Often in the media political independents who do not vote consistently for one party or the other are presented as "low-information voters" who don't really follow politics and who make up their minds for whom to vote based on watching political ads or one or two debates. While that is true for many--and can even be defended as a rational allocation of time for a decision in which the individual voter has little influence, it is not how all independents operate. Many of us are civilly engaged and pay a great deal of attention to politics at one level or another, whether it is at the local, state or federal level.
Because I am professionally trained in the field of international relations and it is in this subject that my passion is, I am engaged at the federal level investing most in my quadrennial vote for president and somewhat less for votes for senators or representatives and hardly any attention to those at the local level. For my first two decades as a voter I voted only once for the same candidate for president twice in a row--for Reagan in 1980 and 1984. I usually found myself severely disappointed with my choice for president--if elected--by about midway through his first term and then ended up voting for his challenger from the opposite party. With the exception of Reagan and Clinton--I voted for Perot in 1996 as a protest vote against both Clinton and Dole--this pattern has continued up to the present. I intend to break it this election.
I have traditionally voted for president based on three criteria: resume or record i.e. experience, character, and foreign policy. I have gradually come to accept that with the present political system and low level of engagement, I need to drastically lower my expectations in terms of performance. Here is a very good article by Stratfor president George Friedman on how he thinks we should consider candidates for the presidency and it approximates my selection process.

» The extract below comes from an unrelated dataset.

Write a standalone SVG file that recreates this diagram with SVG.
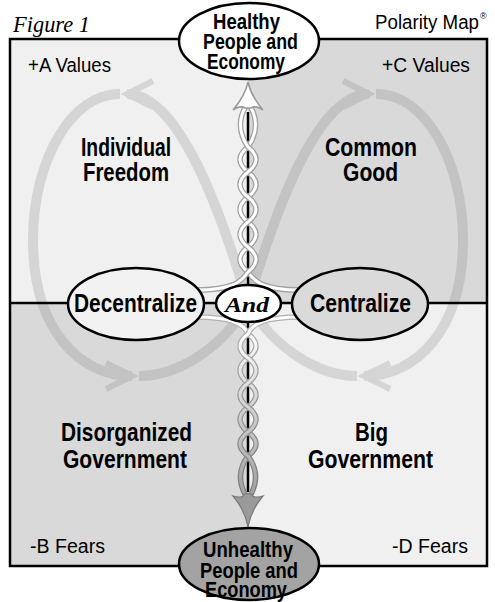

I will be voting for Barack Obama for the second time--my first repeat vote for a presidential candidate since Reagan. Reagan had a good first term and deserved my vote and I don't regret it; unfortunately, his second term was not nearly as good. I never voted for George H.W. Bush because of his evasiveness about the Iran-Contra affair and because I figured he was lying. I also was impressed with both Dukakis and Clinton as candidates. But as an analyst I give him high marks for his foreign policy during his single term. I didn't vote for Clinton in 1996 because of his use of the Lincoln Bedroom for fundraising, which I considered to be unpresidential. I also was not impressed with his first term. I thought that Bob Dole was of high character, but between winning the nomination and the general election he began to veer sharply to the right in order to appease social conservatives in the GOP. So I voted for Perot, whom I personally did not like, in the hope that maybe his Reform Party could become permanent and offer a real choice to voters. I did vote for George W. Bush in 2000 in the mistaken belief that he would consult his father in the event of a foreign policy crisis for advice.
In late 2007 I decided that 2008 would likely be a Democratic year for the presidency and I did not want Hillary Clinton as president because of all the political baggage she brought to the election. I considered her to be fundamentally dishonest as evidenced by her amazing profits in the cattle futures markets while her husband was governor. So I started to pay attention to her opponents and soon decided that only Obama was in a position to pose a serious challenge to her. I volunteered for the Obama campaign in both the Iowa caucus and the South Dakota primary and worked tirelessly to get him elected during the general election. As an opponent I was much more impressed with John McClain in 2008 than I am with Mitt Romney today.
Obama impressed me as intellectually curious, a true realist, and someone who could put America's true security needs in perspective. I was also impressed with some of the people he picked for positions in the administration. He successfully ended American involvement in Iraq without jeopardizing the gains made under the Bush administration in its final two years in office following the surge and the defection of the Sunni tribes. He has also given the Karzai government a fighting chance while significantly lowering the American profile in Afghanistan. And he has done a wonderful job of eliminating the upper echelons of Al Qaeda's leadership since he took office. And all this while he was dealing with the most serious economic crisis since the Great Depression!
Obama failed to bring peace between Israel and the Palestinians but so too did George H.W. Bush, Clinton, and George W. Bush. And Clinton had much more to work with than Obama had! So we are given the choice between the known record of Obama and the views of his rival who hardly deals with foreign policy, has no experience in the field, and seems content to serve as the mouthpiece for Sheldon Adelson and the Tea Party. I think in foreign policy terms this is the clearest choice that I can remember since 1976. I realize, however, that the vast majority of my fellow citizens will not be making their choice based on foreign policy.